5〕その他、当業者であれば、本発明の趣旨を逸脱することなく、前記実施例に種々の変更を付加した形態で実施可能であり、本発明はそのような変更形態も包含するものである。
本発明は、樹脂成型品の流動解析において、樹脂成型品の板厚方向の平均繊維配向度と樹脂の体積収縮率とを用いて2次ウエルドラインの突出高さを演算することにより、扁平状の充填材を含有した樹脂でも、高い精度の品質評価を可能にできる。
1 流動解析装置
4 コンピュータ
10 流動解析部
11 1次ウエルドライン作成部
12 2次ウエルドライン作成部
13 リメッシュ部
16 平均繊維配向演算部
17 2次ウエルド指数演算部
20 メッシュモデル
L1 1次ウエルドライン
L2 2次ウエルドライン
X1 (最大主配向方向)平均繊維配向度
X3 (板厚方向)平均繊維配向度

Claims (6)

  1. メッシュモデルを用いて成形型のキャビティ内の溶融樹脂を流動解析して成形品表面から微小量突出する2次ウエルドラインの発生を予測する樹脂成型品の流動解析方法であって、
    成形工程初期に発生する1次ウエルドラインの発生位置を演算する第1のステップと、
    前記演算された1次ウエルドライン発生位置に基づいて、前記樹脂成型品の板厚方向の平均繊維配向と、前記溶融樹脂の体積収縮率とを用いて2次ウエルドラインの突出高さを演算する第2のステップと、
    を備えたことを特徴とする樹脂成型品の流動解析方法。
  2. 前記第1のステップと第2のステップとの間において、前記溶融樹脂の流動方向の平均繊維配向度と前記溶融樹脂の平均移動速度とに基づいて2次ウエルドラインの発生位置を演算する第3のステップを備えたことを特徴とする請求項1に記載の樹脂成型品の流動解析方法。

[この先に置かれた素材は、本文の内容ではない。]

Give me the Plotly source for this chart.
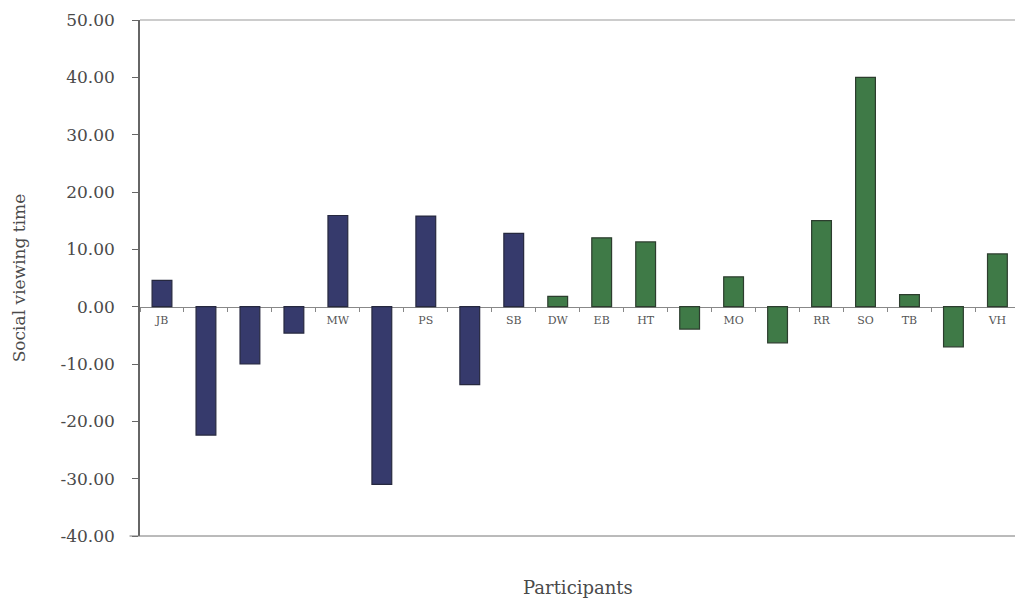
import plotly.graph_objects as go

participants = ["JB", "JC", "KM", "LH", "MW", "NA", "PS", "RB", "SB",
                "DW", "EB", "HT", "KG", "MO", "PB", "RR", "SO", "TB", "UT", "VH"]
social_viewing = [4.6, -22.4, -10.0, -4.6, 15.9, -31.0, 15.8, -13.6, 12.8,
                  1.8, 12.0, 11.3, -3.9, 5.2, -6.3, 15.0, 40.0, 2.1, -7.0, 9.2]
groups = ["A"] * 9 + ["B"] * 11
y_tick_vals = [50, 40, 30, 20, 10, 0, -10, -20, -30, -40]
y_tick_text = ["50.00", "40.00", "30.00", "20.00", "10.00", "0.00",
               "-10.00", "-20.00", "-30.00", "-40.00"]

fill = {"A": "#363a6c", "B": "#3f7a47"}
edge = {"A": "#26283f", "B": "#2c3d2e"}

fig = go.Figure(go.Bar(
    x=participants, y=social_viewing,
    marker=dict(color=[fill[g] for g in groups],
                line=dict(color=[edge[g] for g in groups], width=1.2)),
    width=0.45,
))

serif = "DejaVu Serif, Liberation Serif, serif"
ymin, ymax = -40, 50
fig.update_layout(
    width=1015, height=606,
    margin=dict(l=140, r=0, t=20, b=70),
    plot_bgcolor="white", paper_bgcolor="white",
    showlegend=False,
    font=dict(family=serif, color="#4a4a4a"),
    xaxis=dict(
        type="category", range=[-0.5, 19.4],
        anchor="free", position=(0 - ymin) / (ymax - ymin),
        showline=True, linecolor="#888", linewidth=1,
        ticks="outside", tickson="boundaries", ticklen=4, tickcolor="#888",
        tickfont=dict(size=11, color="#555"), ticklabelstandoff=3,
        showgrid=False, zeroline=False, layer="below traces",
        title=None,
    ),
    yaxis=dict(
        range=[ymin, ymax], tickvals=y_tick_vals, ticktext=y_tick_text,
        showline=True, linecolor="#666", linewidth=1.5,
        ticks="outside", ticklen=6, tickcolor="#666",
        tickfont=dict(size=17, color="#4a4a4a"), ticklabelstandoff=14,
        showgrid=False, zeroline=False,
        title=dict(text="Social viewing time", font=dict(size=17, color="#4a4a4a"), standoff=30),
    ),
    shapes=[
        dict(type="line", xref="paper", yref="paper", x0=0, x1=1, y0=1, y1=1,
             line=dict(color="#bbb", width=1.5)),
        dict(type="line", xref="paper", yref="paper", x0=-0.012, x1=1, y0=0, y1=0,
             line=dict(color="#777", width=1)),
    ],
    annotations=[
        dict(text="Participants", xref="paper", yref="paper", x=0.5, y=-0.1,
             xanchor="center", yanchor="middle", showarrow=False,
             font=dict(size=18, color="#4a4a4a", family=serif)),
    ],
)

fig.write_html("out.html", config={"displayModeBar": False},
               post_script="document.body.style.margin='0';")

  3. 前記第3のステップと第2のステップとの間において、前記2次ウエルドライン発生位置の少なくとも一部の周辺の解析メッシュ単位を小さい解析メッシュ単位に変更する第4のステップを備えたことを特徴とする請求項2に記載の樹脂成型品の流動解析方法。
  4. 前記溶融樹脂は充填材を含有し、2次ウエルドラインの発生位置におけるキャビティの板厚方向の幅をT1mold、一般部位置におけるキャビティの板厚方向の幅をT2mold、2次ウエルドラインの発生位置における体積収縮率をV1、一般部位置における体積収縮率をV2、2次ウエルドラインの発生位置における充填材の板厚方向に対する平均繊維配向度をf1、一般部位置における充填材の板厚方向に対する平均繊維配向度をf2、2次ウエルドラインの突出高さをhとしたとき、hを、
    h=(1−V1)・T1mold・f1−(1−V2)・T2mold・f2
    の関係式に基づき演算することを特徴とする請求項1〜3の何れか1つに記載の樹脂成型品の流動解析方法。
  5. メッシュモデルにより成形型内の溶融樹脂を流動解析して成形品表面から突出する2次ウエルドラインの発生を予測する樹脂成型品の流動解析装置であって、
    成形工程初期に発生する1次ウエルドラインの発生位置を演算する1次ウエルドライン作成部と、
    前記演算された1次ウエルドライン発生位置に基づき前記溶融樹脂の体積収縮率と、前記樹脂成型品の板厚方向の平均繊維配向とを用いて2次ウエルドラインの高さを演算する2次ウエルドライン作成部と、
    を備えたことを特徴とする樹脂成型品の流動解析装置。
  6. メッシュモデルにより成形型内の溶融樹脂を流動解析して成形品表面から突出する2次ウエルドラインの発生を予測する樹脂成型品の流動解析装置のコンピュータを、
    成形工程初期に発生する1次ウエルドラインの発生位置を演算する1次ウエルドライン作成手段と、
    前記演算された1次ウエルドライン発生位置に基づき前記溶融樹脂の体積収縮率と、前記樹脂成型品の板厚方向の平均繊維配向とを用いて2次ウエルドラインの高さを演算する2次ウエルドライン作成手段と、
    して機能させるための流動解析プログラム。